The Reverend Charles Reichard, pastor of the St. James
Methodist Church in Charlotte, responds to the 200 Protestant
clergymen who wrote a letter protesting the peacetime draft, urging non-compliance. Reverend Reichard tells them that they were
performing a disservice to the young men of the country, encouraging them
to undertake action which could land them in jail. Instead, he urges
that they join with other Americans in working toward peace rather
than compromising national security in the meantime and sowing the
seeds of confusion among many young people.
James Marlow, in Philadelphia, tells of Thomas Dewey winning
the Republican nomination through the efforts of campaign manager
Herbert Brownell and advisers J. Russel Sprague and Edwin Jaeckle,
all New York lawyers who had also run his campaigns in 1940 and 1944.
Squads of Dewey supporters were assigned to each of the 48
delegations, as many as five to each state. They operated as pros at
garnering delegate support.
During the recess before the evening session after the first two ballots the previous
day, Governor Warren, Harold Stassen,
and Senator Taft had a conference to determine what they would do on
the third ballot, with Governor Dewey only 33 short of the 548
needed to nominate. Senator Taft had conceded that only Governor
Dewey could win on the third ballot and so he declared that he was
withdrawing and directing the Ohio delegation to vote for Mr. Dewey.
After he did so, the other candidates followed suit and so the third
ballot was unanimous for Governor Dewey.
A letter writer favors Charles Johnson over Kerr Scott in the run-off primary
for Governor the next day. Mr. Scott would win.

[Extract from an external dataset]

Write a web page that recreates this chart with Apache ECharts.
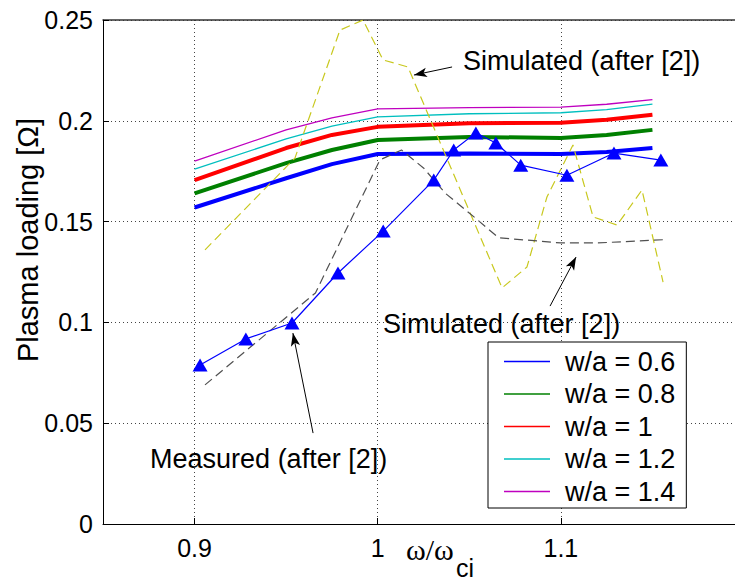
<!DOCTYPE html>
<html>
<head>
<meta charset="utf-8">
<script src="https://cdn.jsdelivr.net/npm/echarts@6/dist/echarts.min.js"></script>
<style>
html, body { margin: 0; padding: 0; background: #fff; }
#chart { width: 735px; height: 580px; }
</style>
</head>
<body>
<div id="chart"></div>
<script>
// w/a curves, all on the same frequency points
const waX = [0.9, 0.95, 0.975, 1.0, 1.05, 1.1, 1.125, 1.15];
const wa06 = [0.157, 0.1715, 0.1785, 0.1835, 0.1838, 0.1835, 0.1845, 0.1865];
const wa08 = [0.164, 0.179, 0.1855, 0.1905, 0.192, 0.1915, 0.193, 0.1955];
const wa10 = [0.1706, 0.1865, 0.193, 0.197, 0.1988, 0.199, 0.2005, 0.203];
const wa12 = [0.176, 0.191, 0.1974, 0.2019, 0.2035, 0.204, 0.2055, 0.2083];
const wa14 = [0.180, 0.1955, 0.2014, 0.2059, 0.2065, 0.2068, 0.2082, 0.2105];

// measured (triangles)
const measX = [0.903, 0.928, 0.9532, 0.9783, 1.003, 1.0306, 1.0415, 1.0536, 1.0645, 1.0781, 1.1033, 1.129, 1.1546];
const measY = [0.0789, 0.0918, 0.0997, 0.1245, 0.1453, 0.1706, 0.1855, 0.194, 0.189, 0.178, 0.173, 0.184, 0.1805];

// simulated, grey dashed
const simGX = [0.9057, 0.966, 1.0012, 1.013, 1.025, 1.037, 1.053, 1.066, 1.1, 1.12, 1.156];
const simGY = [0.069, 0.1146, 0.1806, 0.1855, 0.1766, 0.164, 0.152, 0.142, 0.1394, 0.1394, 0.141];

// simulated, yellow dashed
const simYX = [0.9057, 0.9548, 0.9794, 0.992, 1.0029, 1.0165, 1.0679, 1.0815, 1.0924, 1.1066, 1.1176, 1.1307, 1.1443, 1.1558];
const simYY = [0.136, 0.1815, 0.245, 0.25, 0.2302, 0.2267, 0.1171, 0.1275, 0.1622, 0.188, 0.1523, 0.1483, 0.1657, 0.12];

const xTicks = [0.9, 1, 1.1];
const legendNames = ['w/a = 0.6', 'w/a = 0.8', 'w/a = 1', 'w/a = 1.2', 'w/a = 1.4'];

// annotations: [text, text anchor (left, middle), arrow start, arrow tip]
const notes = [
  ['Simulated (after [2])', [1.0466, 0.2302], [1.0406, 0.2267], [1.0198, 0.2227]],
  ['Simulated (after [2])', [1.0029, 0.0997], [1.0941, 0.1081], [1.1083, 0.1324]],
  ['Measured (after [2])', [0.8757, 0.0327], [0.9647, 0.0451], [0.9537, 0.0947]]
];

const font = 'Liberation Sans, Arial, Helvetica, sans-serif';
const serif = 'Liberation Serif, Times New Roman, serif';
const zip = (xs, ys) => xs.map((x, i) => [x, ys[i]]);

const chart = echarts.init(document.getElementById('chart'), null, { renderer: 'svg' });

const waStyle = [
  ['#0000ff', 4], ['#008000', 4], ['#ff0000', 4], ['#00bfbf', 1.3], ['#bf00bf', 1.3]
];
const waData = [wa06, wa08, wa10, wa12, wa14];

const series = waData.map((ys, i) => ({
  name: legendNames[i],
  type: 'line',
  data: zip(waX, ys),
  showSymbol: false,
  symbol: 'none',
  lineStyle: { color: waStyle[i][0], width: waStyle[i][1] },
  itemStyle: { color: waStyle[i][0] },
  silent: true,
  z: 2
}));

series.push({
  name: 'simYellow',
  type: 'line',
  data: zip(simYX, simYY),
  symbol: 'none',
  lineStyle: { color: '#c8c81e', width: 1.2, type: [9, 5] },
  silent: true,
  z: 3
});
series.push({
  name: 'simGrey',
  type: 'line',
  data: zip(simGX, simGY),
  symbol: 'none',
  lineStyle: { color: '#505050', width: 1.2, type: [9, 5] },
  silent: true,
  z: 3
});
series.push({
  name: 'measured',
  type: 'line',
  data: zip(measX, measY),
  symbol: 'triangle',
  symbolSize: [15, 13],
  lineStyle: { color: '#0000ff', width: 1.2 },
  itemStyle: { color: '#0000ff' },
  silent: true,
  z: 4,
  markLine: {
    silent: true,
    symbol: ['none', 'arrow'],
    symbolSize: [7, 13],
    lineStyle: { color: '#000', width: 1, type: 'solid' },
    label: { show: false },
    data: notes.map(n => [{ coord: n[2] }, { coord: n[3] }])
  }
});

chart.setOption({
  animation: false,
  backgroundColor: '#fff',
  grid: { left: 103, top: 20, width: 641, height: 504, outerBoundsMode: 'none' },
  xAxis: [{
    type: 'value',
    min: 0.85,
    max: 1.2,
    axisLine: { show: true, onZero: false, lineStyle: { color: '#000', width: 1 } },
    axisTick: { show: true, inside: true, length: 6, customValues: xTicks, lineStyle: { color: '#000' } },
    axisLabel: {
      customValues: xTicks,
      formatter: v => String(+v.toFixed(2)),
      color: '#000', fontSize: 25, fontFamily: font, margin: 11
    },
    splitLine: { show: true, lineStyle: { color: '#444', width: 1, type: [1, 3] } }
  }, {
    type: 'value',
    position: 'top',
    min: 0.85,
    max: 1.2,
    axisLine: { show: true, onZero: false, lineStyle: { color: '#333', width: 1.5 } },
    axisTick: { show: false },
    axisLabel: { show: false },
    splitLine: { show: false }
  }],
  yAxis: {
    type: 'value',
    min: 0,
    max: 0.25,
    interval: 0.05,
    axisLine: { show: true, onZero: false, lineStyle: { color: '#000', width: 1 } },
    axisTick: { show: true, inside: true, length: 6, lineStyle: { color: '#000' } },
    axisLabel: {
      formatter: v => String(+v.toFixed(2)),
      color: '#000', fontSize: 25, fontFamily: font, margin: 10
    },
    splitLine: { show: true, lineStyle: { color: '#444', width: 1, type: [1, 3] } }
  },
  legend: {
    data: legendNames,
    orient: 'vertical',
    left: 488,
    top: 342,
    padding: [6, 11, 3, 16],
    itemGap: 5.5,
    itemWidth: 46,
    itemHeight: 1.5,
    icon: 'rect',
    backgroundColor: '#fff',
    borderColor: '#000',
    borderWidth: 1,
    selectedMode: false,
    textStyle: { color: '#000', fontSize: 27, fontFamily: font, lineHeight: 26, padding: [0, 0, 0, 10] }
  },
  series: series
});

// text annotations and axis titles, placed from data coordinates
const graphics = notes.map(n => {
  const p = chart.convertToPixel({ gridIndex: 0 }, n[1]);
  return {
    type: 'text', x: p[0], y: p[1] + 1, silent: true,
    style: { text: n[0], fill: '#000', font: '27px ' + font, verticalAlign: 'middle' }
  };
});
graphics.push({
  type: 'text', silent: true,
  x: 28, y: 240, rotation: Math.PI / 2,
  style: { text: 'Plasma loading [Ω]', fill: '#000', font: '29px ' + font, align: 'center', verticalAlign: 'middle' }
});
graphics.push({
  type: 'text', silent: true, x: 406, y: 549,
  style: { text: 'ω/ω', fill: '#000', font: '30px ' + serif, verticalAlign: 'middle' }
});
graphics.push({
  type: 'text', silent: true, x: 456, y: 580,
  style: { text: 'ci', fill: '#000', font: '25px ' + font, verticalAlign: 'bottom' }
});
chart.setOption({ graphic: graphics });
</script>
</body>
</html>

A letter writer insists that the United States was a
"Christian nation" and inveighs against banning the
Bible from the public schools. He asks who was sovereign, the people
or the Supreme Court.
Try to take a gander at the Constitution sometime and realize that no one is requiring you not to adhere to your religious beliefs in the public schools. The Constitution, however, prevents, in the Establishment Clause of the First Amendment, the Government, i.e. the public school system in this instance, from establishing a religion by proselytizing, inculcating particular religious beliefs. The public schools are open to all people of all faiths or without. We do not have a test of adherence to Christian faith or any other faith or faith at all before entry to the doors of the public schools, any more than we do at the doors of the courthouse for access to the courts or the voting booths for exercise of the franchise. That would be kind of silly and despotic, don't you think?